Stated task: Omit all images. Transcribe the rest of the material below exactly.

-- START Supplied material --

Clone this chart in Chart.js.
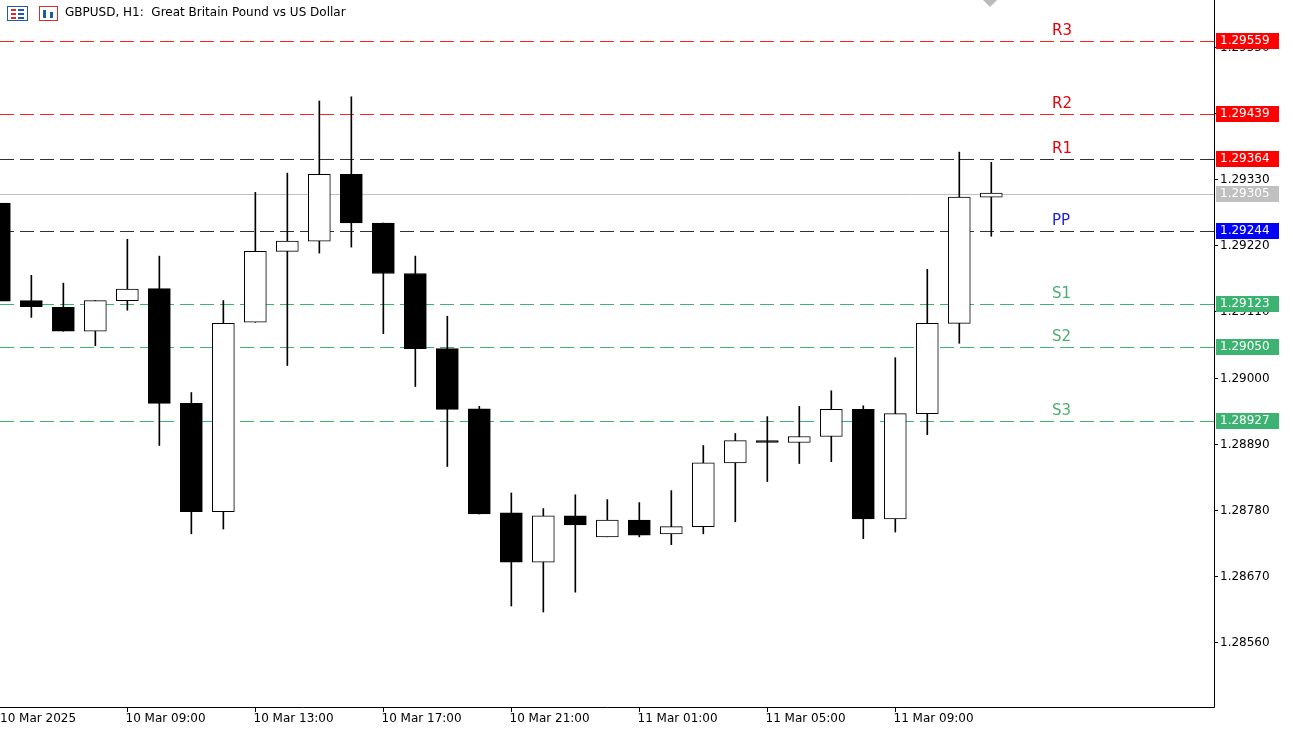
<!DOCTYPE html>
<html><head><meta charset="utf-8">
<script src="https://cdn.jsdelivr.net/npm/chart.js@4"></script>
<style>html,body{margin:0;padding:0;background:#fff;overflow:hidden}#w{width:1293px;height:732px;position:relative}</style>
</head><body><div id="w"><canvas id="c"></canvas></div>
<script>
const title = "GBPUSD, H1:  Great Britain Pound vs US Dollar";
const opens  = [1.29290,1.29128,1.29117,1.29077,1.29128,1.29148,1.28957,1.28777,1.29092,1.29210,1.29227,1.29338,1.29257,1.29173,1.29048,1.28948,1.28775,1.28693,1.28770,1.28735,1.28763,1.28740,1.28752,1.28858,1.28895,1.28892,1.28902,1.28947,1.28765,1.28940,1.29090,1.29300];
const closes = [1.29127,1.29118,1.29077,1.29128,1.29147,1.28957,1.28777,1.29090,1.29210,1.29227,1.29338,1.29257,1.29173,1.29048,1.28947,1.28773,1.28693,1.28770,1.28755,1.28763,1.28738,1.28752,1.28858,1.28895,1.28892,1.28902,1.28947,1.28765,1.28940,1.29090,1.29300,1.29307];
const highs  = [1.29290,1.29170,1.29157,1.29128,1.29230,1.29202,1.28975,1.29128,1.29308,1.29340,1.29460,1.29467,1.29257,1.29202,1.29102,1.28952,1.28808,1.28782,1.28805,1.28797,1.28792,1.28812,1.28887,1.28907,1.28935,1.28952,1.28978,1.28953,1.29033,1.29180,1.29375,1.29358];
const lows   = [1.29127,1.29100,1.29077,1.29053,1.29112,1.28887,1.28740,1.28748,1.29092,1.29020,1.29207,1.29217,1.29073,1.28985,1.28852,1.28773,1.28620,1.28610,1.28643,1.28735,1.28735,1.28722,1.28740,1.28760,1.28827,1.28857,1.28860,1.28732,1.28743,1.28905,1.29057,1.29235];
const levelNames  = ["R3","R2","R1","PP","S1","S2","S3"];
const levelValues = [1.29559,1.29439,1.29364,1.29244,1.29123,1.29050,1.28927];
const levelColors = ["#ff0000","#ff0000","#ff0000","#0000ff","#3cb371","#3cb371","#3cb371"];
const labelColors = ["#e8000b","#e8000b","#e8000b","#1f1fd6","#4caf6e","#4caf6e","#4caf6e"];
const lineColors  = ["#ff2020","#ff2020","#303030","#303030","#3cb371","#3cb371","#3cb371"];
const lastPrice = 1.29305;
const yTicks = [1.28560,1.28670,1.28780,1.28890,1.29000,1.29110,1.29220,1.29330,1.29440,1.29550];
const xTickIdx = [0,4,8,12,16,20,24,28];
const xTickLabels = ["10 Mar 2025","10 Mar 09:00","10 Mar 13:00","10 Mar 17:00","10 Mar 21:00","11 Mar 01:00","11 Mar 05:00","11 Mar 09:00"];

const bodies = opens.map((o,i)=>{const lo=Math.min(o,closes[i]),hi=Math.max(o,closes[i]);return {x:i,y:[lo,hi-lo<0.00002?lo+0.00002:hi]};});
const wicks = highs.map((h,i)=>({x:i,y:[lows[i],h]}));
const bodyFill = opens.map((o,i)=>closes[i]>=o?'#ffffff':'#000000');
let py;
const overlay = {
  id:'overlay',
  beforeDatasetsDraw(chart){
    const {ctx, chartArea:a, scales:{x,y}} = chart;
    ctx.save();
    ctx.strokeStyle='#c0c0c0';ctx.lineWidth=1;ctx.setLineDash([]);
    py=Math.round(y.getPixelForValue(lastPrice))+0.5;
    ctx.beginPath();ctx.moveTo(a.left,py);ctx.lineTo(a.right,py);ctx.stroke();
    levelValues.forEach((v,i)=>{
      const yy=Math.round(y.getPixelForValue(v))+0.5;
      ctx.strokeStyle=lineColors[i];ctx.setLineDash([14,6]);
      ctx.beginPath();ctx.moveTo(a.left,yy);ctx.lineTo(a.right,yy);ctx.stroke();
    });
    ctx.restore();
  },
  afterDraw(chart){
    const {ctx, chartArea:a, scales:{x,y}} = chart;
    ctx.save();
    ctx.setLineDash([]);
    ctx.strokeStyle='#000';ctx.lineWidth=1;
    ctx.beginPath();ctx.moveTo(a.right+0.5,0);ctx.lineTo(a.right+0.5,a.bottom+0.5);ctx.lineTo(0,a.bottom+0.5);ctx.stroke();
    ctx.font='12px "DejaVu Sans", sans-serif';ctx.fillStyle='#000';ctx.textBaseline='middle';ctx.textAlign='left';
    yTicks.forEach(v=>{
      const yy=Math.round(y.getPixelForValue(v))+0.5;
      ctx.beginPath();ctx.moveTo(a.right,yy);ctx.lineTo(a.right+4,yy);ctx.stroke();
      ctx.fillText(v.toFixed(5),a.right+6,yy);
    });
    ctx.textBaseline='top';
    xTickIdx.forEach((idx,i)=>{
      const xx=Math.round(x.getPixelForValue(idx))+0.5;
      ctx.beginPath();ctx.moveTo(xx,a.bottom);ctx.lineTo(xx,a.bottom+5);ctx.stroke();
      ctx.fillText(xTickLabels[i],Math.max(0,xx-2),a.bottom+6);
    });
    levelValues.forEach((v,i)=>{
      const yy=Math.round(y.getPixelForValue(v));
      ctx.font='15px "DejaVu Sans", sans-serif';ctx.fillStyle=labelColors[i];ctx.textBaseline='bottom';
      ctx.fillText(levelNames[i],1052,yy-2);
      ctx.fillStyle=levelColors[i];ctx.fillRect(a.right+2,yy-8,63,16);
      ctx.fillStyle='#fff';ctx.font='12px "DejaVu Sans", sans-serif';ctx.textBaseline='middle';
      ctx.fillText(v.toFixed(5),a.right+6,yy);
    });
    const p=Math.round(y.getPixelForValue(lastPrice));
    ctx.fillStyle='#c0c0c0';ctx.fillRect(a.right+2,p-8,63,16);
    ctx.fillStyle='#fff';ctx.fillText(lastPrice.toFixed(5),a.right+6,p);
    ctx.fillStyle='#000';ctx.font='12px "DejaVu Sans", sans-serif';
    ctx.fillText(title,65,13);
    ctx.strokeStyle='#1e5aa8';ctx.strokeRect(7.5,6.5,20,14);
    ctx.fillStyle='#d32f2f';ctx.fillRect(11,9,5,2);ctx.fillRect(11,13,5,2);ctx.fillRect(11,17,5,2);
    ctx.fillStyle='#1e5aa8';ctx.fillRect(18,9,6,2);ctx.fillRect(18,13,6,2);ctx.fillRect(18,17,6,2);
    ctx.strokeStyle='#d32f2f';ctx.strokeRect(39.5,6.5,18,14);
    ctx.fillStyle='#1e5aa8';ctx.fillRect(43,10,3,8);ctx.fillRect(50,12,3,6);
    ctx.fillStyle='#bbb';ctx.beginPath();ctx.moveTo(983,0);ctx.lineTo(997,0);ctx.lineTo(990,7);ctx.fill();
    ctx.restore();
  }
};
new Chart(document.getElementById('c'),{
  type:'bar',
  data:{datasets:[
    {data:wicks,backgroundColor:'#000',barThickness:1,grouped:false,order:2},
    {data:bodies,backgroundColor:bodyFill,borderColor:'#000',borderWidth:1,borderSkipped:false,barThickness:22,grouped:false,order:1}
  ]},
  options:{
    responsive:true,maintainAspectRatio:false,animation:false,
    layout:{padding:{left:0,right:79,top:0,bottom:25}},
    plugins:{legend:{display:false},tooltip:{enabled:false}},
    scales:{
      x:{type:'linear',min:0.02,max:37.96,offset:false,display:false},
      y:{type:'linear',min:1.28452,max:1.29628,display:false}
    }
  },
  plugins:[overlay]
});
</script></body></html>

-- END Supplied material --

Solution below:
Clone this chart in Chart.js.
<!DOCTYPE html>
<html><head><meta charset="utf-8">
<script src="https://cdn.jsdelivr.net/npm/chart.js@4"></script>
<style>html,body{margin:0;padding:0;background:#fff;overflow:hidden}#w{width:1293px;height:732px;position:relative}</style>
</head><body><div id="w"><canvas id="c"></canvas></div>
<script>
const title = "GBPUSD, H1:  Great Britain Pound vs US Dollar";
const opens  = [1.29290,1.29128,1.29117,1.29077,1.29128,1.29148,1.28957,1.28777,1.29092,1.29210,1.29227,1.29338,1.29257,1.29173,1.29048,1.28948,1.28775,1.28693,1.28770,1.28735,1.28763,1.28740,1.28752,1.28858,1.28895,1.28892,1.28902,1.28947,1.28765,1.28940,1.29090,1.29300];
const closes = [1.29127,1.29118,1.29077,1.29128,1.29147,1.28957,1.28777,1.29090,1.29210,1.29227,1.29338,1.29257,1.29173,1.29048,1.28947,1.28773,1.28693,1.28770,1.28755,1.28763,1.28738,1.28752,1.28858,1.28895,1.28892,1.28902,1.28947,1.28765,1.28940,1.29090,1.29300,1.29307];
const highs  = [1.29290,1.29170,1.29157,1.29128,1.29230,1.29202,1.28975,1.29128,1.29308,1.29340,1.29460,1.29467,1.29257,1.29202,1.29102,1.28952,1.28808,1.28782,1.28805,1.28797,1.28792,1.28812,1.28887,1.28907,1.28935,1.28952,1.28978,1.28953,1.29033,1.29180,1.29375,1.29358];
const lows   = [1.29127,1.29100,1.29077,1.29053,1.29112,1.28887,1.28740,1.28748,1.29092,1.29020,1.29207,1.29217,1.29073,1.28985,1.28852,1.28773,1.28620,1.28610,1.28643,1.28735,1.28735,1.28722,1.28740,1.28760,1.28827,1.28857,1.28860,1.28732,1.28743,1.28905,1.29057,1.29235];
const levelNames  = ["R3","R2","R1","PP","S1","S2","S3"];
const levelValues = [1.29559,1.29439,1.29364,1.29244,1.29123,1.29050,1.28927];
const levelColors = ["#ff0000","#ff0000","#ff0000","#0000ff","#3cb371","#3cb371","#3cb371"];
const labelColors = ["#e8000b","#e8000b","#e8000b","#1f1fd6","#4caf6e","#4caf6e","#4caf6e"];
const lineColors  = ["#ff2020","#ff2020","#303030","#303030","#3cb371","#3cb371","#3cb371"];
const lastPrice = 1.29305;
const yTicks = [1.28560,1.28670,1.28780,1.28890,1.29000,1.29110,1.29220,1.29330,1.29440,1.29550];
const xTickIdx = [0,4,8,12,16,20,24,28];
const xTickLabels = ["10 Mar 2025","10 Mar 09:00","10 Mar 13:00","10 Mar 17:00","10 Mar 21:00","11 Mar 01:00","11 Mar 05:00","11 Mar 09:00"];

const bodies = opens.map((o,i)=>{const lo=Math.min(o,closes[i]),hi=Math.max(o,closes[i]);return {x:i,y:[lo,hi-lo<0.00002?lo+0.00002:hi]};});
const wicks = highs.map((h,i)=>({x:i,y:[lows[i],h]}));
const bodyFill = opens.map((o,i)=>closes[i]>=o?'#ffffff':'#000000');
let py;
const overlay = {
  id:'overlay',
  beforeDatasetsDraw(chart){
    const {ctx, chartArea:a, scales:{x,y}} = chart;
    ctx.save();
    ctx.strokeStyle='#c0c0c0';ctx.lineWidth=1;ctx.setLineDash([]);
    py=Math.round(y.getPixelForValue(lastPrice))+0.5;
    ctx.beginPath();ctx.moveTo(a.left,py);ctx.lineTo(a.right,py);ctx.stroke();
    levelValues.forEach((v,i)=>{
      const yy=Math.round(y.getPixelForValue(v))+0.5;
      ctx.strokeStyle=lineColors[i];ctx.setLineDash([14,6]);
      ctx.beginPath();ctx.moveTo(a.left,yy);ctx.lineTo(a.right,yy);ctx.stroke();
    });
    ctx.restore();
  },
  afterDraw(chart){
    const {ctx, chartArea:a, scales:{x,y}} = chart;
    ctx.save();
    ctx.setLineDash([]);
    ctx.strokeStyle='#000';ctx.lineWidth=1;
    ctx.beginPath();ctx.moveTo(a.right+0.5,0);ctx.lineTo(a.right+0.5,a.bottom+0.5);ctx.lineTo(0,a.bottom+0.5);ctx.stroke();
    ctx.font='12px "DejaVu Sans", sans-serif';ctx.fillStyle='#000';ctx.textBaseline='middle';ctx.textAlign='left';
    yTicks.forEach(v=>{
      const yy=Math.round(y.getPixelForValue(v))+0.5;
      ctx.beginPath();ctx.moveTo(a.right,yy);ctx.lineTo(a.right+4,yy);ctx.stroke();
      ctx.fillText(v.toFixed(5),a.right+6,yy);
    });
    ctx.textBaseline='top';
    xTickIdx.forEach((idx,i)=>{
      const xx=Math.round(x.getPixelForValue(idx))+0.5;
      ctx.beginPath();ctx.moveTo(xx,a.bottom);ctx.lineTo(xx,a.bottom+5);ctx.stroke();
      ctx.fillText(xTickLabels[i],Math.max(0,xx-2),a.bottom+6);
    });
    levelValues.forEach((v,i)=>{
      const yy=Math.round(y.getPixelForValue(v));
      ctx.font='15px "DejaVu Sans", sans-serif';ctx.fillStyle=labelColors[i];ctx.textBaseline='bottom';
      ctx.fillText(levelNames[i],1052,yy-2);
      ctx.fillStyle=levelColors[i];ctx.fillRect(a.right+2,yy-8,63,16);
      ctx.fillStyle='#fff';ctx.font='12px "DejaVu Sans", sans-serif';ctx.textBaseline='middle';
      ctx.fillText(v.toFixed(5),a.right+6,yy);
    });
    const p=Math.round(y.getPixelForValue(lastPrice));
    ctx.fillStyle='#c0c0c0';ctx.fillRect(a.right+2,p-8,63,16);
    ctx.fillStyle='#fff';ctx.fillText(lastPrice.toFixed(5),a.right+6,p);
    ctx.fillStyle='#000';ctx.font='12px "DejaVu Sans", sans-serif';
    ctx.fillText(title,65,13);
    ctx.strokeStyle='#1e5aa8';ctx.strokeRect(7.5,6.5,20,14);
    ctx.fillStyle='#d32f2f';ctx.fillRect(11,9,5,2);ctx.fillRect(11,13,5,2);ctx.fillRect(11,17,5,2);
    ctx.fillStyle='#1e5aa8';ctx.fillRect(18,9,6,2);ctx.fillRect(18,13,6,2);ctx.fillRect(18,17,6,2);
    ctx.strokeStyle='#d32f2f';ctx.strokeRect(39.5,6.5,18,14);
    ctx.fillStyle='#1e5aa8';ctx.fillRect(43,10,3,8);ctx.fillRect(50,12,3,6);
    ctx.fillStyle='#bbb';ctx.beginPath();ctx.moveTo(983,0);ctx.lineTo(997,0);ctx.lineTo(990,7);ctx.fill();
    ctx.restore();
  }
};
new Chart(document.getElementById('c'),{
  type:'bar',
  data:{datasets:[
    {data:wicks,backgroundColor:'#000',barThickness:1,grouped:false,order:2},
    {data:bodies,backgroundColor:bodyFill,borderColor:'#000',borderWidth:1,borderSkipped:false,barThickness:22,grouped:false,order:1}
  ]},
  options:{
    responsive:true,maintainAspectRatio:false,animation:false,
    layout:{padding:{left:0,right:79,top:0,bottom:25}},
    plugins:{legend:{display:false},tooltip:{enabled:false}},
    scales:{
      x:{type:'linear',min:0.02,max:37.96,offset:false,display:false},
      y:{type:'linear',min:1.28452,max:1.29628,display:false}
    }
  },
  plugins:[overlay]
});
</script></body></html>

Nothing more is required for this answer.